Harnessing the energy of that DJ set, they set about perfecting it on stage and in the studio. After years of hitting up music publications and indie labels and hearing nothing back, they eventually kicked the walls down. In 2021 they inked a deal with lauded indie label Jagjaguwar, popped up on ‘ones to watch’ lists, and their eclecticism has since seen them support acts as varied as Doom collaborators The Avalanches, experimental Arizona hip-hop group Injury Reserve and South London post-punks Shame. Woven together by banter and vocal screeching from years of playing shows alongside deeply personal references, Finally, New is a magnum opus of Vonne and Dre's talents as wordsmiths, producers and shapeshifters – full of synth-laden sound storms, rib-rattling drum ‘n’ bass and lush 80s keys.

"Whether it's the first time people are hearing us or the last, we had to stamp it on Finally, New in the purest form so people understand what we've been doing," Dre lights up. "We didn't want to be rapping your head off for the whole album. If you can do that in reggae or prog-rock, why can't we do that in hip-hop? We wanted listeners to take a minute and listen for a second; they might hear something.”

On “Somedays I Hate My Voice”, a speaker-knocking ode to androgynous gender euphoria, Vonne (who is genderfluid) namedrops punk icon Poly Styrene and pays homage to Jackie Shane and 100 gecs whilst articulating their queerness in 3D, seeking neither pity nor praise. Meanwhile, Dre pens a humble ode to his come up on “Little Brother” – a track he also credits to being his proudest and most personal, for helping open up his connection to his family. So far, both songs have only been performed live once.

“Writing those songs definitely has an element of cathartic release. Sometimes stuff is so deep that you can’t say it, so as an artist you find another medium to express it,” Dre explains. “It also helped even the two of us connect more. When I heard Vonne’s tracks it was like, ‘Yo man, my friend was feeling that way, or going through that?’ – and hopefully people going through similar things in their life that are difficult to express can see themselves in the music.”

Elsewhere, there are strings of tributes in their music for fellow heads to unravel. MC SARGE (responsible for teaching Vonne to rap) features on “1000 Horses”, “Coded Language (Interlude)” and “From the Floor” nod to techno giants Carl Craig and Theo Parrish, and Pitchfork lauded their five-minute instrumental “Perm” as “their version of a Schematic record.” "We started making tracks back in 2010. Not to make things sound less impressive or whatever, but the reason you hear Finally, New and are like, ‘Wow, this is good,’ is because it's not the first time we’ve done this,” says Vonne, adding, with a wink: “With the next one, we can really go crazy."

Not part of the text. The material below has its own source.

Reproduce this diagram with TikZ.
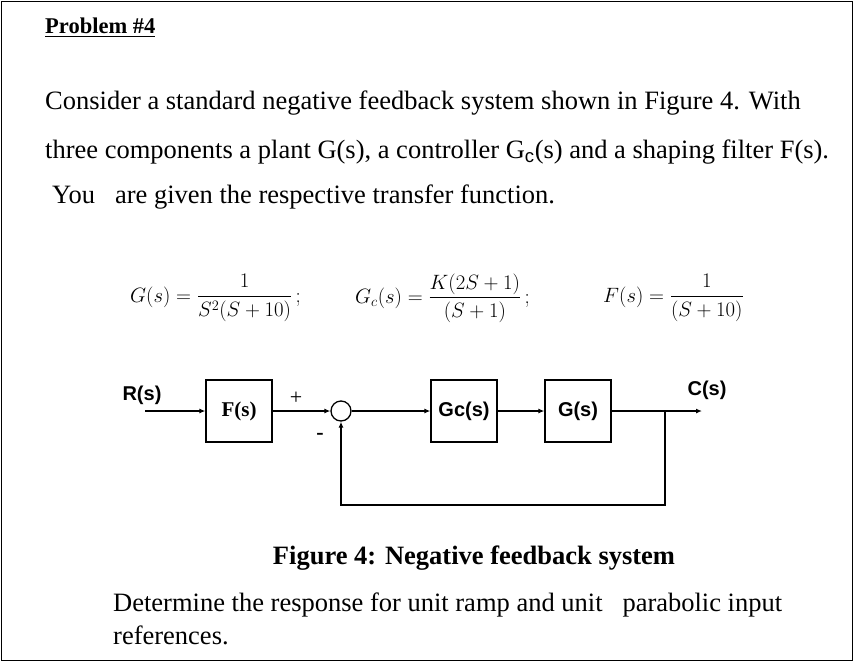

“We didn't want to be rapping your head off for the whole album. If you can do that in reggae or prog-rock, why can't we do that in hip-hop? We wanted listeners to take a minute and listen for a second; they might hear something.”

Dre, They Hate Change

Half a year on from their first UK headline at Peckham Audio in March, Dre and Vonne are back in the UK gearing up for an intimate basement gig at Third Man Records in London and a DJ set at Spiritland packed with special guests before rounding off with a set at End of the Road. In typical They Hate Change fashion, they’re coming in hot at the end of a busy summer. They’ve torn festival stages apart, become “New Class Members” of the Recording Academy/Grammy’s voters committee, and released “stunt (when I see u)” – a glitching, woozy beat equipped with spitfire verses and shoutouts to Lucy Dacus and Boy Better Know, and their first release since Finally, New.

“This track is our mantra in a way. A reminder to ourselves to show what we are capable of when others seem to doubt or discredit things we’ve done,” Dre and Vonne say defiantly. “We had this hair-brain scheme to mix all the sounds we love together, and it worked. We’re going to continue to do what we do and that’s CHANGE!”